We are proud to announce an article written by Dr. Lisa McClain.  The full article is available for review in the History Department publication section.

Elizabeth Cary and Intersections of Catholicism and Gender in Early Modern England

Lisa McClain picture

Elizabeth Cary, Lady Falkland did the unthinkable in seventeenth century Protestant England. She defied her husband and clandestinely converted to Catholicism. As often happens with juicy secrets, word quickly spread, including to her husband andher king. The scandal surrounding this highly publicized conversion and Cary’s public abandonment by her Protestant husband, Henry Cary, have allowed historians to analyze Elizabeth Cary’s life primarily in terms of religion, as one among the many lives of Catholic heroines living under religious persecution.

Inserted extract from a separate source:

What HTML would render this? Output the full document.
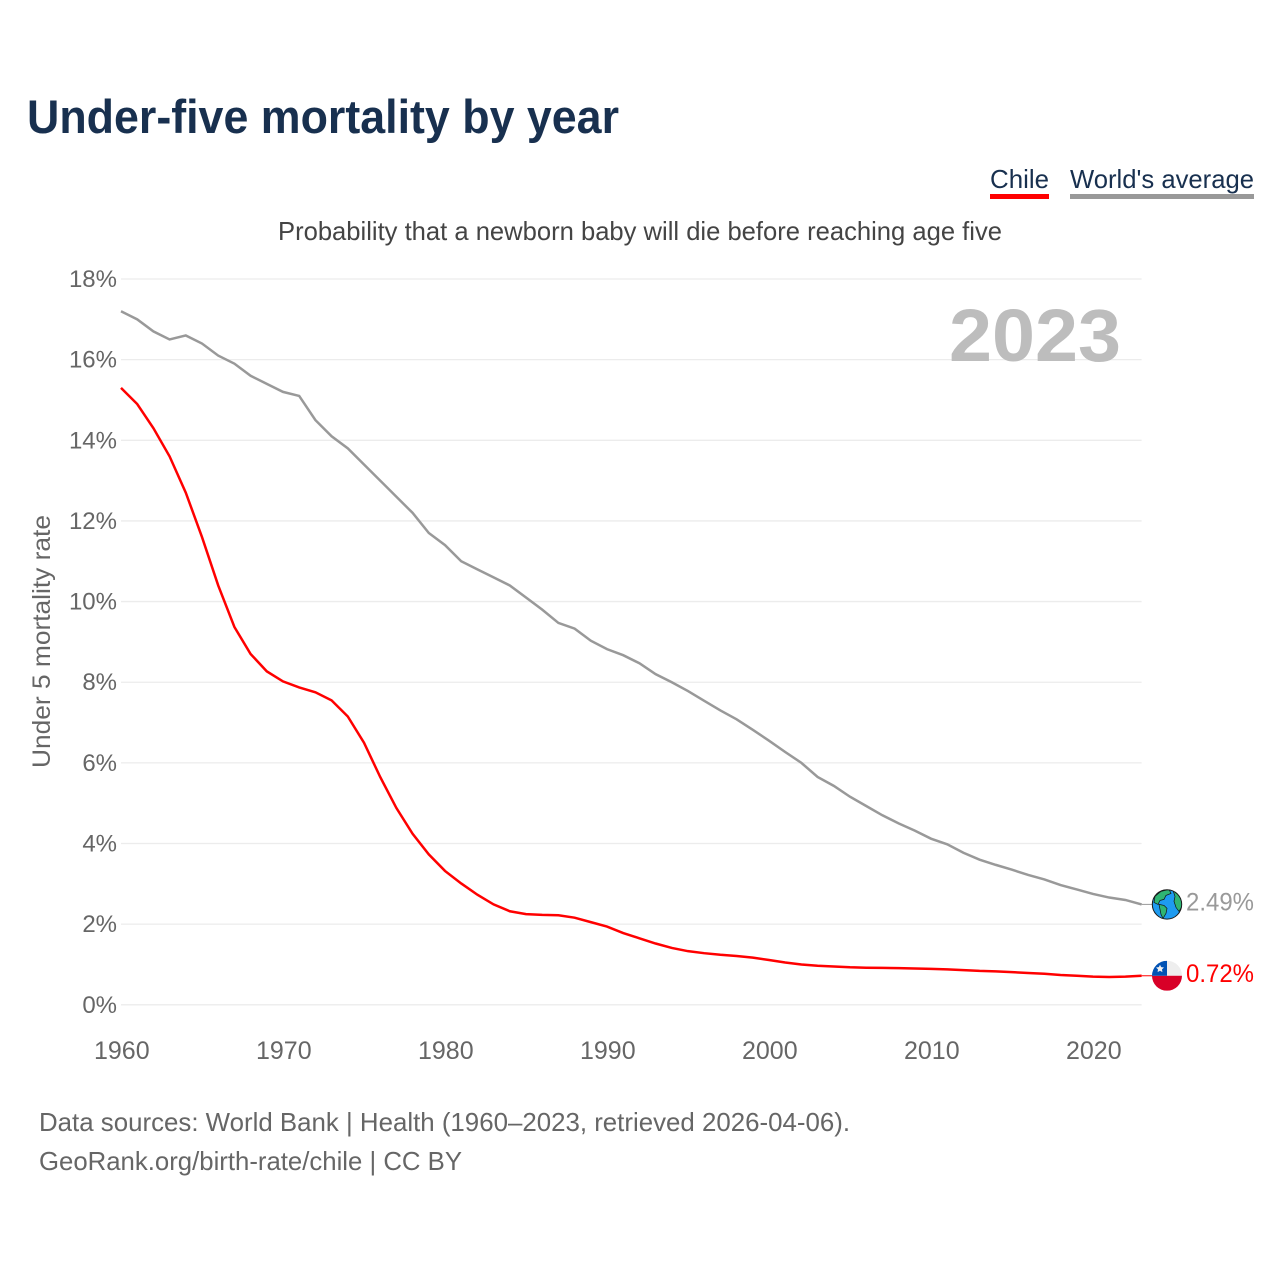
<!DOCTYPE html>
<html lang="en">
<head>
<meta charset="utf-8">
<title>Under-five mortality by year</title>
<style>
html,body{margin:0;padding:0;background:#fff;}
svg{display:block;font-family:"Liberation Sans",sans-serif;}
</style>
</head>
<body>
<svg id="chart" xmlns="http://www.w3.org/2000/svg" width="1280" height="1280" viewBox="0 0 1280 1280">
  <rect width="1280" height="1280" fill="#ffffff"/>
  <text x="27" y="133" font-size="47" font-weight="700" fill="#18304f" textLength="592" lengthAdjust="spacingAndGlyphs">Under-five mortality by year</text>

  <g>
    <text x="990" y="188" font-size="26" fill="#18304f" textLength="59" lengthAdjust="spacingAndGlyphs">Chile</text>
    <rect x="990" y="194" width="59" height="5" fill="#ff0000"/>
  </g>
  <g>
    <text x="1070" y="188" font-size="26" fill="#18304f" textLength="184" lengthAdjust="spacingAndGlyphs">World's average</text>
    <rect x="1070" y="194" width="184" height="5" fill="#999999"/>
  </g>

  <text x="278" y="240" font-size="26" fill="#444444" textLength="724" lengthAdjust="spacingAndGlyphs">Probability that a newborn baby will die before reaching age five</text>
  <text transform="translate(50,768) rotate(-90)" font-size="25" fill="#666666" textLength="253" lengthAdjust="spacingAndGlyphs">Under 5 mortality rate</text>

  <g id="grid"></g>
  <g id="yticks"></g>
  <g id="xticks"></g>

  <text x="949" y="361" font-size="74" font-weight="700" fill="#bdbdbd" textLength="172" lengthAdjust="spacingAndGlyphs">2023</text>

  <g id="series"></g>

  <g id="world-end">
    <defs>
      <clipPath id="world-clip"><circle cx="0" cy="0" r="14.5"/></clipPath>
      <clipPath id="chile-clip"><circle cx="0" cy="0" r="15"/></clipPath>
    </defs>
    <g clip-path="url(#world-clip)">
      <circle cx="0" cy="0" r="15" fill="#1e9bf0"/>
      <path d="M-12,-8 L-6,-13 L2,-15 L4,-11 L-1,-9 L-3,-5 L-7,-4 L-9,0 L-13,-2 Z" fill="#2fb573" stroke="#111" stroke-width="0.7"/>
      <path d="M-8,0 L-3,1 L0,4 L-1,9 L-4,14 L-6,10 L-7,5 Z" fill="#2fb573" stroke="#111" stroke-width="0.7"/>
      <path d="M6,-14 L11,-10 L15,-4 L15,2 L12,7 L9,3 L7,-3 L8,-8 Z" fill="#2fb573" stroke="#111" stroke-width="0.7"/>
    </g>
    <circle cx="0" cy="0" r="14.7" fill="none" stroke="#1a1a1a" stroke-width="1"/>
  </g>

  <g id="chile-end">
    <g clip-path="url(#chile-clip)">
      <rect x="-15" y="-15" width="30" height="15" fill="#eeeeee"/>
      <rect x="-15" y="0" width="30" height="15" fill="#d80027"/>
      <rect x="-15" y="-15" width="15" height="15" fill="#0052b4"/>
      <polygon points="-7,-11 -5.8,-8.7 -3,-8.3 -5,-6.4 -4.6,-3.7 -7,-5 -9.4,-3.7 -9,-6.4 -11,-8.3 -8.2,-8.7" fill="#f0f0f0"/>
    </g>
  </g>

  <text x="39" y="1131" font-size="26" fill="#666666" textLength="811" lengthAdjust="spacingAndGlyphs">Data sources: World Bank | Health (1960–2023, retrieved 2026-04-06).</text>
  <text x="39" y="1170" font-size="26" fill="#666666" textLength="423" lengthAdjust="spacingAndGlyphs">GeoRank.org/birth-rate/chile | CC BY</text>
</svg>
<script>
const years = [];
for (let yr = 1960; yr <= 2023; yr++) years.push(yr);
const worldValues = [17.2,17.0,16.7,16.5,16.6,16.4,16.1,15.9,15.6,15.4,15.2,15.1,14.5,14.1,13.8,13.4,13.0,12.6,12.2,11.7,11.4,11.0,10.8,10.6,10.4,10.1,9.8,9.47,9.33,9.03,8.82,8.67,8.47,8.2,8.0,7.78,7.54,7.3,7.08,6.82,6.55,6.27,6.0,5.65,5.43,5.16,4.93,4.7,4.5,4.32,4.12,3.98,3.77,3.6,3.47,3.35,3.22,3.11,2.97,2.86,2.75,2.66,2.6,2.49];
const chileValues = [15.3,14.9,14.3,13.6,12.7,11.6,10.4,9.37,8.7,8.27,8.02,7.87,7.75,7.55,7.15,6.5,5.65,4.88,4.24,3.73,3.32,3.01,2.73,2.49,2.32,2.25,2.23,2.22,2.16,2.05,1.94,1.78,1.65,1.52,1.41,1.33,1.28,1.24,1.21,1.17,1.11,1.05,1.0,0.97,0.95,0.93,0.92,0.915,0.91,0.9,0.89,0.88,0.86,0.84,0.83,0.81,0.79,0.77,0.74,0.72,0.7,0.69,0.7,0.72];
const yTickValues = [0,2,4,6,8,10,12,14,16,18];
const xTickValues = [1960,1970,1980,1990,2000,2010,2020];

const NS = 'http://www.w3.org/2000/svg';
const X0 = 121, X1 = 1141.6, Y0 = 1004.8, Y1 = 279;
function xScale(v){ return X0 + (v - 1960) * (X1 - X0) / (2023 - 1960); }
function yScale(v){ return Y0 + v * (Y1 - Y0) / 18; }
function svgEl(tag){ return document.createElementNS(NS, tag); }

const grid = document.getElementById('grid');
const yticks = document.getElementById('yticks');
yTickValues.forEach(function(v){
  const line = svgEl('line');
  
  
  line.setAttribute('x1', X0);
  line.setAttribute('x2', X1);
  line.setAttribute('y1', yScale(v));
  line.setAttribute('y2', yScale(v));
  line.setAttribute('stroke', '#ececec');
  line.setAttribute('stroke-width', '1.3');
  grid.appendChild(line);

  const label = svgEl('text');
  
  
  label.setAttribute('x', 117);
  label.setAttribute('y', yScale(v) + 8);
  label.setAttribute('text-anchor', 'end');
  label.setAttribute('font-size', '24');
  label.setAttribute('fill', '#666666');
  label.textContent = v + '%';
  yticks.appendChild(label);
});

const xticks = document.getElementById('xticks');
xTickValues.forEach(function(v){
  const label = svgEl('text');
  
  
  label.setAttribute('x', xScale(v) + 0.8);
  label.setAttribute('y', 1059);
  label.setAttribute('text-anchor', 'middle');
  label.setAttribute('font-size', '25');
  label.setAttribute('fill', '#666666');
  label.textContent = v;
  xticks.appendChild(label);
});

function pathFor(values){
  return values.map(function(v, i){
    return (i ? 'L' : 'M') + xScale(years[i]).toFixed(2) + ',' + yScale(v).toFixed(2);
  }).join(' ');
}

const series = document.getElementById('series');

const worldLine = svgEl('path');


worldLine.setAttribute('d', pathFor(worldValues));
worldLine.setAttribute('fill', 'none');
worldLine.setAttribute('stroke', '#999999');
worldLine.setAttribute('stroke-width', '2.5');
series.appendChild(worldLine);

const chileLine = svgEl('path');


chileLine.setAttribute('d', pathFor(chileValues));
chileLine.setAttribute('fill', 'none');
chileLine.setAttribute('stroke', '#ff0000');
chileLine.setAttribute('stroke-width', '2.5');
series.appendChild(chileLine);

const worldLast = worldValues[worldValues.length - 1];
const chileLast = chileValues[chileValues.length - 1];

const worldLeader = svgEl('line');


worldLeader.setAttribute('x1', X1);
worldLeader.setAttribute('x2', 1153);
worldLeader.setAttribute('y1', yScale(worldLast));
worldLeader.setAttribute('y2', yScale(worldLast));
worldLeader.setAttribute('stroke', '#999999');
worldLeader.setAttribute('stroke-width', '1');
series.appendChild(worldLeader);

const chileLeader = svgEl('line');


chileLeader.setAttribute('x1', X1);
chileLeader.setAttribute('x2', 1153);
chileLeader.setAttribute('y1', yScale(chileLast));
chileLeader.setAttribute('y2', yScale(chileLast));
chileLeader.setAttribute('stroke', '#ff0000');
chileLeader.setAttribute('stroke-width', '1');
series.appendChild(chileLeader);

document.getElementById('world-end').setAttribute('transform', 'translate(1167,' + yScale(worldLast) + ')');
document.getElementById('chile-end').setAttribute('transform', 'translate(1167,' + yScale(chileLast) + ')');

const worldLabel = svgEl('text');


worldLabel.setAttribute('x', 1186);
worldLabel.setAttribute('y', yScale(worldLast) + 6);
worldLabel.setAttribute('font-size', '25');
worldLabel.setAttribute('fill', '#999999');
worldLabel.setAttribute('textLength', '68');
worldLabel.setAttribute('lengthAdjust', 'spacingAndGlyphs');
worldLabel.textContent = worldLast.toFixed(2) + '%';
series.appendChild(worldLabel);

const chileLabel = svgEl('text');


chileLabel.setAttribute('x', 1186);
chileLabel.setAttribute('y', yScale(chileLast) + 6);
chileLabel.setAttribute('font-size', '25');
chileLabel.setAttribute('fill', '#ff0000');
chileLabel.setAttribute('textLength', '68');
chileLabel.setAttribute('lengthAdjust', 'spacingAndGlyphs');
chileLabel.textContent = chileLast.toFixed(2) + '%';
series.appendChild(chileLabel);
</script>
</body>
</html>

Alternatively, literary critics focus on a different aspect of Cary’s experience. To help support herself, Cary wrote: letters, plays, and histories. Scholars celebrate these writings for their challenge to traditional gendered stereotypes about women and their re-evaluation of women’s roles within marriage. This essay embarks in a new direction to investigate how both faith and gender worked together to inspire Cary’s choices and writings, unintentionally providing an alternative model of Catholic womanhood that sought to negotiate a new balance between religion and gender. Cary’s experience offers insights into the struggles of other English Catholic women who faced irreconcilable conflicts between the fulfillment of gendered social roles and defense of religious beliefs.